Over the last two months, Stump, my two-year-old, has come to hate diaper changes. Also eating breakfast. Also getting dressed and getting in the car. In short, he resents—deeply—any of the things that need to happen in any given morning. He resists by screaming, by kicking, by clawing at my face with his tiny sharp nails, by calling out to the dog “Wally save me!” or telling me to “Go away forever!”
The solution has been a simple one. I carry him, flailing, to the bed. I tell him to let me know when he’s ready. I close the door. I listen to him cry alone; I restrain myself from intervening. Finally, after thirty seconds or ten minutes, I hear him call “I’m ready.” I open the door to find a calm and smiling but tear-stained child.
Though our solution is simple, it isn’t easy. I go through the morning bracing myself for conflict. I go through the same thing all over at bedtime. My problem isn’t that Stump is wildly inconstant. It is that he is relentlessly predictable. It’s not that I can’t see the tantrums coming. It’s that I can, one after the other, in rapid fire, many times in a single day. I move through my home life holding my breath.
This week our summer ended. Smoke began first grade, and I am gearing up to return to work full-time next week. This means that all of a sudden we have places to be at a certain time. This means that now, when I close the bathroom door, I’m praying that Stump takes one minute instead of ten to calm himself. Obviously I have no control over this. Tantrums and deadlines are not a good fit.
Meanwhile, we’ve had a few other complications.
- Our water heater died last week. Our new one is taking a long time to get here. Last time I checked, it was on a truck leaving Lenexa, Kansas.
- A few weeks ago Kellie began pulling up tiles from our bathroom, trying to locate a short circuit in the heating system. This week she finally discovered that the problem was directly beneath our toilet, so she had to pull it up. We’ve been urban homesteading this week in the un-sexiest sense of the word: heating water in a pot for dishes and spit baths, eliminating in a rocket box.
- Please note that home maintenance issues 1 and 2 are unrelated. It’s a total coincidence that we can’t shower in our own home or pee in a flushable toilet. But item 3 is possibly related to item 2: We now have a rat living in our house. Kellie thinks she came in through the pipe that normally connects to our toilet. We haven’t seen her, but she leaves evidence for Kellie every morning. She poops in several places on the bathroom floor, or licks the butter that I accidentally left on the counter, or feasts on the crumbs from our toaster.

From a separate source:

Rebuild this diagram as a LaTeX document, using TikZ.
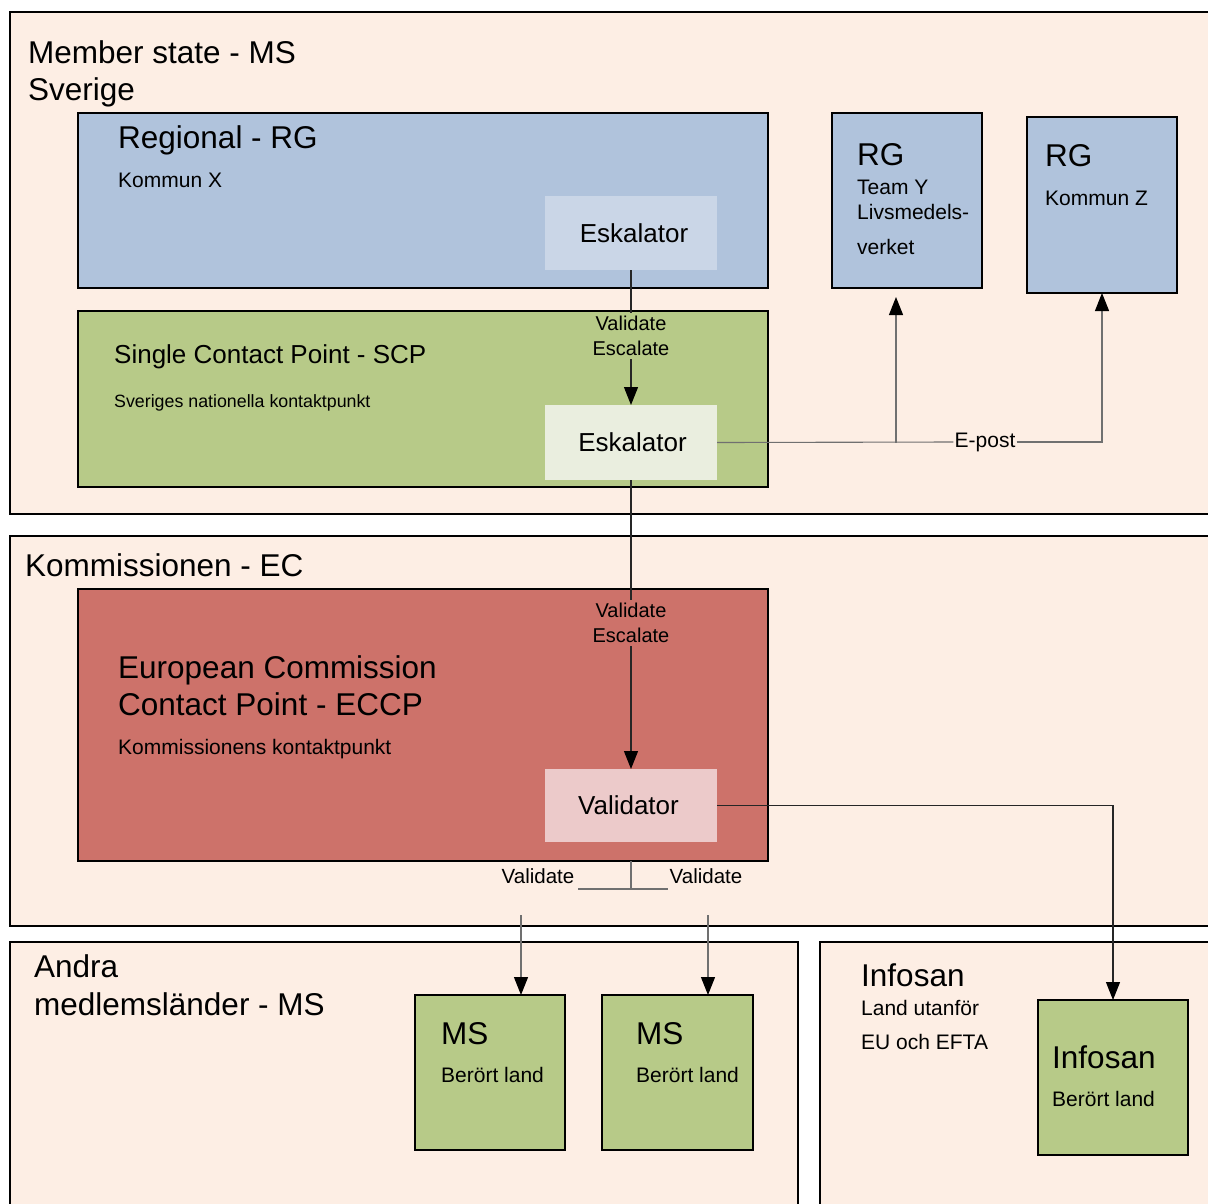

So far she’s ignored the peanut butter in the trap.
A year ago, when Smoke started kindergarten, we were in a strikingly similar situation. Kellie was finishing a bathroom remodel and our bathtub lay upside down on our living room floor. I wrote then: “I’m beginning to realize that chaos is a choice we keep on making rather than something that is constantly happening to us.”
This year I’m returning to that thought and concluding that perhaps it is neither. What if we’re not choosing chaos, nor are we its victims? What if instead of chaos this is order, the alignment of my emotional and physical landscapes?
Or, to put it another way: I could be shuffling my children through the world without these extra complications. We could have warm water and a functional toilet. We could have a rat-free house. But that wouldn’t feel quite right. I actually find some small relief when my physical world illustrates how crazy I feel. When someone says “How’s your week going?” I can say “Well we have a rat in our kitchen, no toilet, and bathing is a challenge but we’re coping,” and somehow that better captures my state of mind than if I said “Stump throws many tantrums and I’m tired.”
Also, the beginning of the school year is always about performance, about putting on our best faces, and so it feels meaningful that I must contend with my less-polished self: my unwashed hair and unshaved legs. I join the other parents in the pick-up line, take a breath, and trust that they can handle my humanity.
My mind keeps returning to this mysterious rat who so far I’ve only heard about. Kellie wakes up before me, and so she finds the evidence, cleans it up, and then reports to me. For all I know she does not exist. But she just feels right, this rat does: she is a reminder that something beyond my control is always lurking, scurrying around in the darkness, tipping things over, climbing through pipes and chewing on wires, creating havoc because this is life and because she can.